The Douglas Channel at dusk in Kitimat, B.C., in this Wednesday, Jan. 11, 2012 photo.THE CANADIAN PRESS/Darryl DyckDarryl Dyck/The Canadian Press

The Green Party is wrong to object to federal government research into the winds, waves, currents and depths on the shipping route eastward from the end of the Northern Gateway Pipeline that is proposed by Enbridge Inc. Surely it is better to know more than to know less.

Andrew Weaver, a Green MLA in British Columbia who is a well-known scientist, and Elizabeth May, the federal Green Leader, complain that the federal government is paying for research that Enbridge Inc. should be doing.

The waters and weather in the Douglas Channel and the Hecate Strait, off the coast of British Columbia, are undoubtedly difficult. The consequences of any spill of diluted bitumen from the Alberta oil sands – sometimes called "dilbit" – as distinct from conventional crude, need to be better understood. It is quite possible that the damage would be irreparable.

Enbridge presented its research and its conclusions about the safety of the oil tankers that would travel from the end of the pipeline, to the joint review panel of the National Energy Board assessing the project. The panel has heard final arguments and is expected to report its findings to the government in December.

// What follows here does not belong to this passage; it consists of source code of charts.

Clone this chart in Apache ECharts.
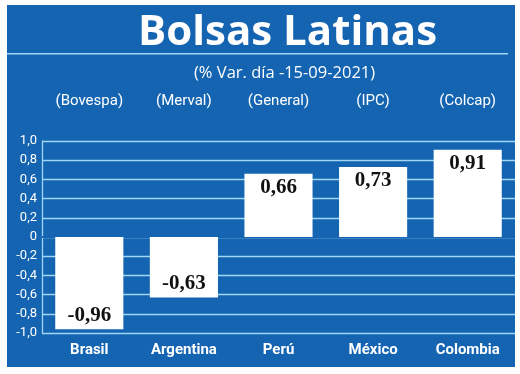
<!DOCTYPE html>
<html><head><meta charset="utf-8">
<script src="https://cdn.jsdelivr.net/npm/echarts@6/dist/echarts.min.js"></script>
<style>html,body{margin:0;padding:0;background:#fff}#c{width:520px;height:374px}</style>
</head><body><div id="c"></div>
<script>
var countries = ['Brasil', 'Argentina', 'Perú', 'México', 'Colombia'];
var indices = ['(Bovespa)', '(Merval)', '(General)', '(IPC)', '(Colcap)'];
var values = [-0.96, -0.63, 0.66, 0.73, 0.91];
var titleText = 'Bolsas Latinas';
var subtitleText = '(% Var. día -15-09-2021)';

var BLUE = '#1464b2';
var GRID = '#a0d6f4';
var LABEL_FONT = 'Roboto, sans-serif';
var chart = echarts.init(document.getElementById('c'), null, {renderer: 'canvas'});
chart.setOption({
  animation: false,
  backgroundColor: '#fff',
  graphic: [
    {type: 'rect', z: -10, shape: {x: 7, y: 5, width: 508, height: 362}, style: {fill: BLUE}},
    {type: 'rect', z: -9, shape: {x: 7, y: 53, width: 501, height: 1.5}, style: {fill: GRID}}
  ],
  title: [
    {text: titleText, left: 133, top: 7,
     textStyle: {color: '#fff', fontFamily: 'Open Sans', fontWeight: 'bold', fontSize: 42}},
    {text: subtitleText, left: 189, top: 60,
     textStyle: {color: '#fff', fontFamily: 'Open Sans', fontWeight: 'normal', fontSize: 16.5}}
  ],
  grid: {left: 42, right: 5, top: 141, bottom: 41, containLabel: false},
  xAxis: [
    {type: 'category', data: countries, position: 'bottom',
     axisLine: {show: false}, axisTick: {show: false},
     axisLabel: {interval: 0, color: '#fff', fontFamily: LABEL_FONT, fontWeight: 'bold', fontSize: 15, margin: 10}},
    {type: 'category', data: indices, position: 'top',
     axisLine: {show: false}, axisTick: {show: false},
     axisLabel: {interval: 0, color: '#fff', fontFamily: LABEL_FONT, fontSize: 15, margin: 32}}
  ],
  yAxis: {
    type: 'value', min: -1, max: 1, interval: 0.2,
    axisLine: {show: true, lineStyle: {color: GRID, width: 1.3}},
    axisTick: {show: false},
    splitLine: {lineStyle: {color: GRID, width: 1.3}},
    axisLabel: {color: '#fff', fontFamily: LABEL_FONT, fontSize: 13, margin: 5,
      formatter: function (v) { return Math.abs(v) < 1e-9 ? '0' : v.toFixed(1).replace('.', ','); }}
  },
  series: [{
    type: 'bar', xAxisIndex: 0, barWidth: '72%',
    itemStyle: {color: '#fff'},
    data: values.map(function (v) {
      return {value: v, label: {position: v < 0 ? 'insideBottom' : 'insideTop'}};
    }),
    label: {show: true, distance: 3, color: '#111', fontFamily: 'Liberation Serif', fontWeight: 'bold', fontSize: 21,
      formatter: function (p) { return p.value.toFixed(2).replace('.', ','); }},
    markLine: {silent: true, symbol: 'none', label: {show: false}, z: 1,
      lineStyle: {color: BLUE, width: 2, type: 'solid'}, data: [{yAxis: 0}]}
  }]
});
</script></body></html>
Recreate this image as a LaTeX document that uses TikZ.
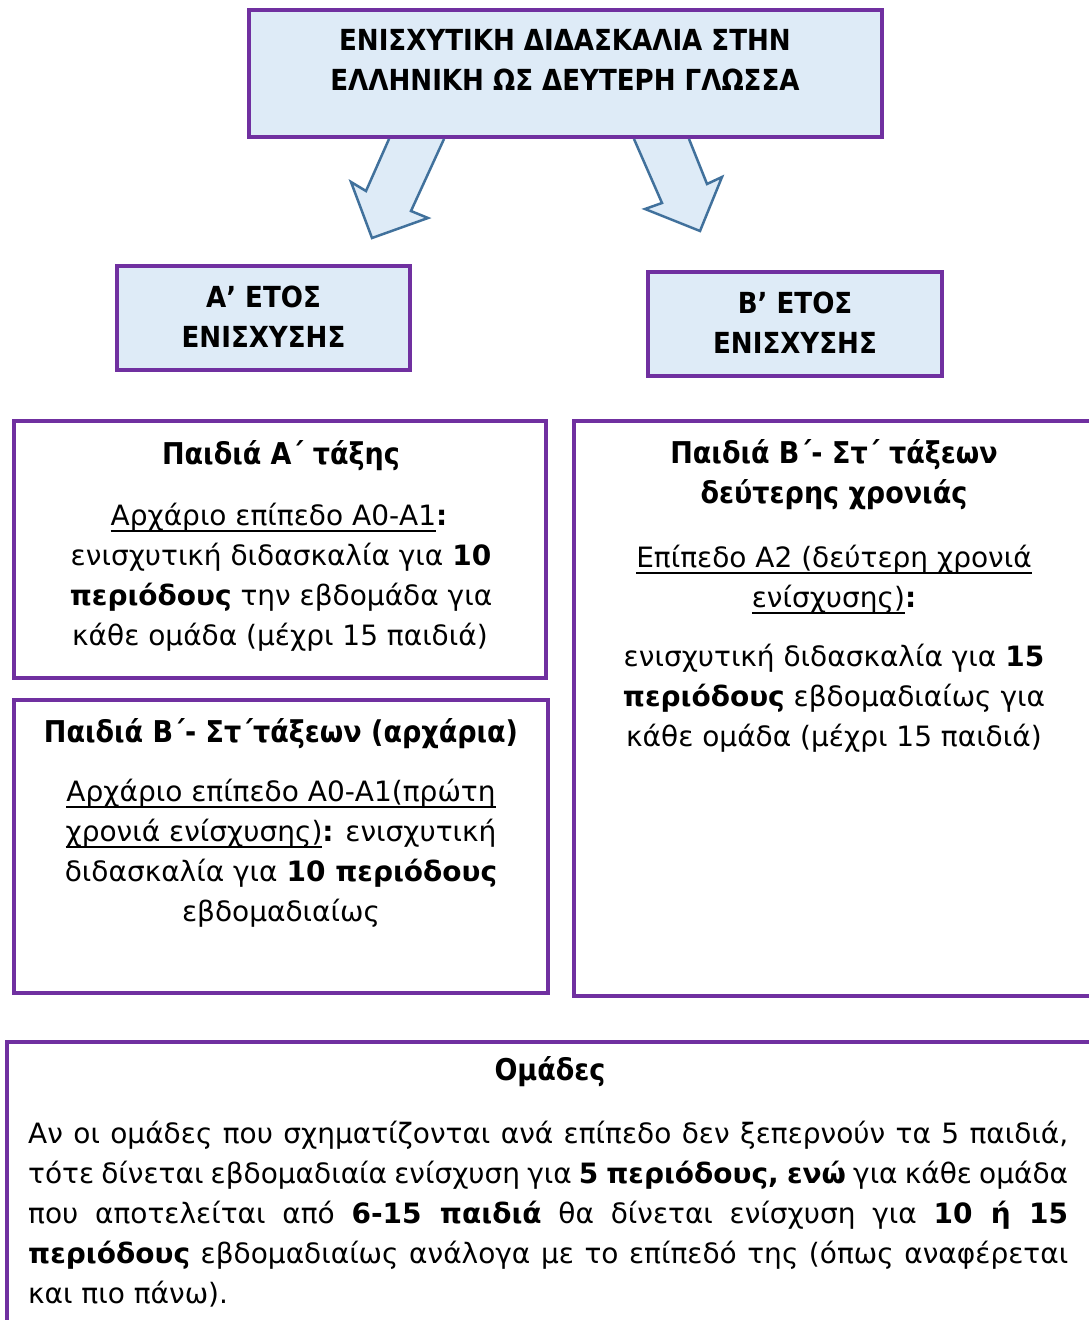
\documentclass[tikz,border=0pt]{standalone}
\usepackage{fontspec}
\setmainfont{DejaVu Sans}
\newfontfamily\condfam{DejaVu Sans Condensed}
\definecolor{purp}{HTML}{7030A0}
\definecolor{lblue}{HTML}{DEEBF7}
\definecolor{arrowc}{HTML}{41719C}
\newsavebox\ulbox
\newcommand\myul[1]{\sbox\ulbox{#1}\rlap{\rule[-6.5pt]{\wd\ulbox}{1.8pt}}\usebox\ulbox}
\tikzset{
  box/.style={draw=purp, line width=4.5pt, rectangle, inner sep=0pt},
  txt/.style={anchor=base, inner sep=0pt, font=\fontsize{28}{32}\selectfont},
  ttl/.style={anchor=base, inner sep=0pt, font=\condfam\fontsize{30}{34}\selectfont\bfseries},
  capt/.style={anchor=base, inner sep=0pt, font=\condfam\fontsize{29}{33}\selectfont\bfseries},
  arrfill/.style={fill=lblue},
  arrline/.style={draw=arrowc, line width=2.5pt, line join=miter}
}
\begin{document}
\begin{tikzpicture}[x=1pt,y=-1pt]
\useasboundingbox (0,0) rectangle (1088,1320);
% top box
\node[box, fill=lblue, minimum width=633pt, minimum height=127pt] (top) at (565.5,73.5) {};
% block arrows
\fill[arrfill] (389,139) -- (366,191) -- (351,182) -- (372,238) -- (428,218) -- (411,211) -- (444,139) -- cycle;
\draw[arrline] (389,139) -- (366,191) -- (351,182) -- (372,238) -- (428,218) -- (411,211) -- (444,139);
\fill[arrfill] (634,139) -- (662,203) -- (645,209) -- (700,231) -- (722,177) -- (707,184) -- (689,139) -- cycle;
\draw[arrline] (634,139) -- (662,203) -- (645,209) -- (700,231) -- (722,177) -- (707,184) -- (689,139);
\node[capt] (top1) at (565,50) {ΕΝΙΣΧΥΤΙΚΗ ΔΙΔΑΣΚΑΛΙΑ ΣΤΗΝ};
\node[capt] (top2) at (565,90) {ΕΛΛΗΝΙΚΗ ΩΣ ΔΕΥΤΕΡΗ ΓΛΩΣΣΑ};
% year boxes
\node[box, fill=lblue, minimum width=293pt, minimum height=104pt] (ya) at (263.5,318) {};
\node[capt] (ya1) at (263.5,307) {Α’ ΕΤΟΣ};
\node[capt] (ya2) at (263.5,347) {ΕΝΙΣΧΥΣΗΣ};
\node[box, fill=lblue, minimum width=294pt, minimum height=104pt] (yb) at (795,324) {};
\node[capt] (yb1) at (795,313) {Β’ ΕΤΟΣ};
\node[capt] (yb2) at (795,353) {ΕΝΙΣΧΥΣΗΣ};
% left box 1
\node[box, minimum width=532pt, minimum height=257pt] (l1) at (280,549.5) {};
\node[ttl] (l1t) at (281,464) {Παιδιά Α΄ τάξης};
\node[txt] (l1a) at (279,525) {\myul{Αρχάριο επίπεδο Α0-Α1}\textbf{:}};
\node[txt] (l1b) at (281,565) {ενισχυτική διδασκαλία για \textbf{10}};
\node[txt] (l1c) at (281,605) {\textbf{περιόδους} την εβδομάδα για};
\node[txt] (l1d) at (280,645) {κάθε ομάδα (μέχρι 15 παιδιά)};
% left box 2
\node[box, minimum width=534pt, minimum height=293pt] (l2) at (281,846.5) {};
\node[ttl] (l2t) at (281,742) {Παιδιά Β΄- Στ΄τάξεων (αρχάρια)};
\node[txt] (l2a) at (281,801) {\myul{Αρχάριο επίπεδο Α0-Α1(πρώτη}};
\node[txt] (l2b) at (281,841) {\myul{χρονιά ενίσχυσης)}\textbf{:} ενισχυτική};
\node[txt] (l2c) at (281,881) {διδασκαλία για \textbf{10 περιόδους}};
\node[txt] (l2d) at (281,921) {εβδομαδιαίως};
% right box
\node[box, minimum width=522pt, minimum height=575pt] (r) at (835,708.5) {};
\node[ttl] (rt1) at (834,463) {Παιδιά Β΄- Στ΄ τάξεων};
\node[ttl] (rt2) at (834,503) {δεύτερης χρονιάς};
\node[txt] (ra) at (834,567) {\myul{Επίπεδο Α2 (δεύτερη χρονιά}};
\node[txt] (rb) at (834,607) {\myul{ενίσχυσης)}\textbf{:}};
\node[txt] (rc) at (834,666) {ενισχυτική διδασκαλία για \textbf{15}};
\node[txt] (rd) at (834,706) {\textbf{περιόδους} εβδομαδιαίως για};
\node[txt] (re) at (834,746) {κάθε ομάδα (μέχρι 15 παιδιά)};
% bottom box
\node[box, minimum width=1093pt, minimum height=298pt] (bt) at (553.5,1191) {};
\node[ttl] (btt) at (550,1080) {Ομάδες};
\node[txt, anchor=base west] (b1) at (28,1143) {\hbox to 1040pt{Αν οι ομάδες που σχηματίζονται ανά επίπεδο δεν ξεπερνούν τα 5 παιδιά,}};
\node[txt, anchor=base west] (b2) at (28,1183) {\hbox to 1040pt{τότε δίνεται εβδομαδιαία ενίσχυση για \textbf{5 περιόδους, ενώ} για κάθε ομάδα}};
\node[txt, anchor=base west] (b3) at (28,1223) {\hbox to 1040pt{που αποτελείται από \textbf{6-15 παιδιά} θα δίνεται ενίσχυση για \textbf{10 ή 15}}};
\node[txt, anchor=base west] (b4) at (28,1263) {\hbox to 1040pt{\textbf{περιόδους} εβδομαδιαίως ανάλογα με το επίπεδό της (όπως αναφέρεται}};
\node[txt, anchor=base west] (b5) at (28,1303) {και πιο πάνω).};
\end{tikzpicture}
\end{document}
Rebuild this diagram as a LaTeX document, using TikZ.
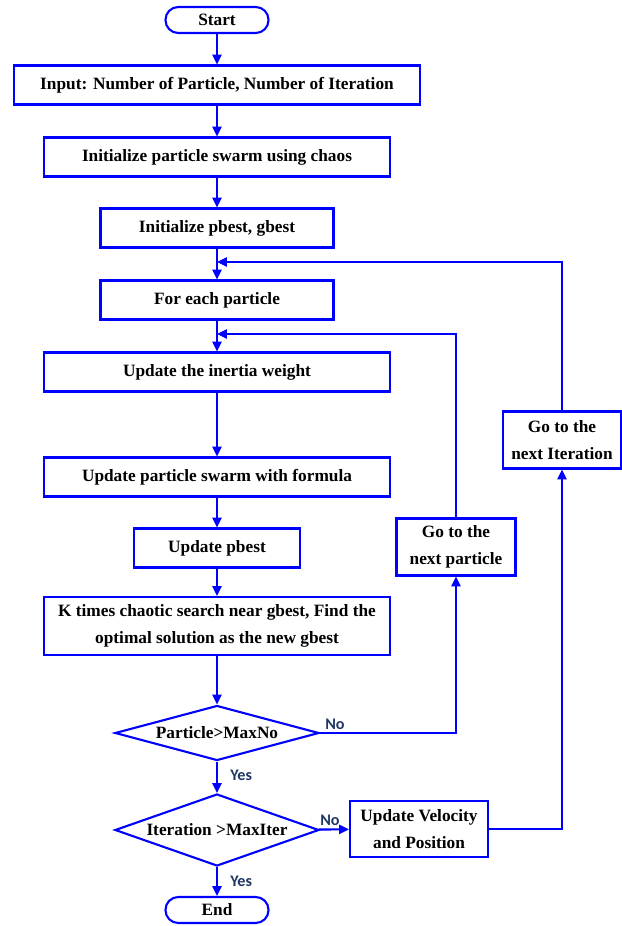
\documentclass[tikz,border=0pt]{standalone}
\usepackage{fontspec}
\setmainfont{Liberation Serif}[BoldFont={Liberation Serif Bold}]
\newfontfamily\labelfont{Carlito}[BoldFont={Carlito Bold}]
\usetikzlibrary{shapes.geometric,arrows.meta}

\definecolor{lineblue}{RGB}{0,0,255}
\definecolor{labelnavy}{RGB}{32,56,100}

\tikzset{
  box/.style={draw=lineblue, line width=1.5pt, minimum height=0.975cm, inner sep=2pt,
    font=\fontsize{12.3}{19}\selectfont\bfseries, align=center},
  term/.style={box, rounded corners=0.32cm, minimum width=2.575cm, minimum height=0.65cm},
  test/.style={draw=lineblue, line width=1.5pt, diamond, aspect=3.7, inner sep=0pt,
    font=\fontsize{12.3}{19}\selectfont\bfseries},
  flow/.style={draw=lineblue, line width=1.5pt, -{Triangle[length=7pt,width=6.5pt]}},
  link/.style={draw=lineblue, line width=1.5pt},
  answer/.style={font=\labelfont\fontsize{11.5}{13}\selectfont\bfseries, text=labelnavy, inner sep=0pt}
}

\begin{document}
\begin{tikzpicture}[x=0.025cm,y=-0.025cm]
\useasboundingbox (0,0) rectangle (622,926);

\node[term] (start) at (217,20) {Start};
\node[box, minimum width=10.15cm] (input) at (217,85) {Input: Number of Particle, Number of Iteration};
\node[box, minimum width=8.65cm] (chaos) at (217,157) {Initialize particle swarm using chaos};
\node[box, minimum width=5.825cm] (init) at (217,228) {Initialize pbest, gbest};
\node[box, minimum width=5.825cm] (each) at (217,300) {For each particle};
\node[box, minimum width=8.65cm] (inertia) at (217,372) {Update the inertia weight};
\node[box, minimum width=8.65cm] (swarm) at (217,477) {Update particle swarm with formula};
\node[box, minimum width=4.15cm] (pbest) at (217,548) {Update pbest};
\node[box, minimum width=8.65cm, minimum height=1.45cm] (search) at (217,626)
  {K times chaotic search near gbest, Find the\\optimal solution as the new gbest};
\node[test, minimum width=5.1cm, minimum height=1.375cm] (maxno) at (217,733) {Particle>MaxNo};
\node[test, minimum width=5.1cm, minimum height=1.8cm] (maxiter) at (217,830) {Iteration >MaxIter};
\node[term] (end) at (217,910) {End};

\node[box, minimum width=2.975cm, minimum height=1.425cm] (nextpart) at (456,547) {Go to the\\next particle};
\node[box, minimum width=2.95cm, minimum height=1.425cm] (nextiter) at (562,440) {Go to the\\next Iteration};
\node[box, minimum width=3.45cm, minimum height=1.4cm] (velocity) at (419,829) {Update Velocity\\and Position};

\coordinate (iterjoin) at (217,262);
\coordinate (partjoin) at (217,334);

\draw[flow] (start) -- (input);
\draw[flow] (input) -- (chaos);
\draw[flow] (chaos) -- (init);
\draw[flow] (init) -- (each);
\draw[flow] (each) -- (inertia);
\draw[flow] (inertia) -- (swarm);
\draw[flow] (swarm) -- (pbest);
\draw[flow] (pbest) -- (search);
\draw[flow] (search) -- (maxno);
\draw[flow] (maxno) -- (maxiter);
\draw[flow] (maxiter) -- (end);
\draw[flow] (maxiter) -- (velocity);
\draw[flow] (maxno.east) -| (nextpart.south);
\draw[flow] (velocity.east) -| (nextiter.south);
\draw[flow] (nextpart.north) |- (partjoin);
\draw[flow] (nextiter.north) |- (iterjoin);

\node[answer, anchor=south west] (noone) at (325,730) {No};
\node[answer, anchor=west] (yesone) at (230,775) {Yes};
\node[answer, anchor=south west] (notwo) at (320,826) {No};
\node[answer, anchor=west] (yestwo) at (230,881) {Yes};
\end{tikzpicture}
\end{document}
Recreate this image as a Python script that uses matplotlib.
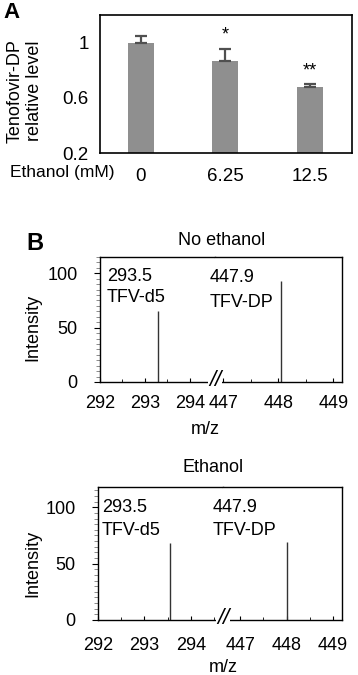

Regulatory board hearings such as the one on the Gateway pipeline are inevitably to some degree adversarial. Enbridge, needless to say, has an economic interest in the outcome. In the nature of things, the company is not a neutral party.

The "complementary measures project" commissioned by the government, as part of a wide-ranging tanker-safety project, could indeed complement the evidence presented to the panel by Enbridge and the other parties that took part in the hearing.

Mr. Weaver and Ms. May were quite right to point out a passage in a submission to the Treasury Board, saying, "Behaviour models specific to dilbit spills do not exist, and existing commercial models for conventional oil do not allow parameter-specific modifications." That is all the more reason for research that can create just such models.

The scientists working on this project should not be assumed to be biased, merely because the federal government has hired them.

Whether or not the Northern Gateway pipeline is built, the export of Canadian oil and gas overseas has very important potential for the Canadian economy. Its risks, as well as its rewards, should be understood.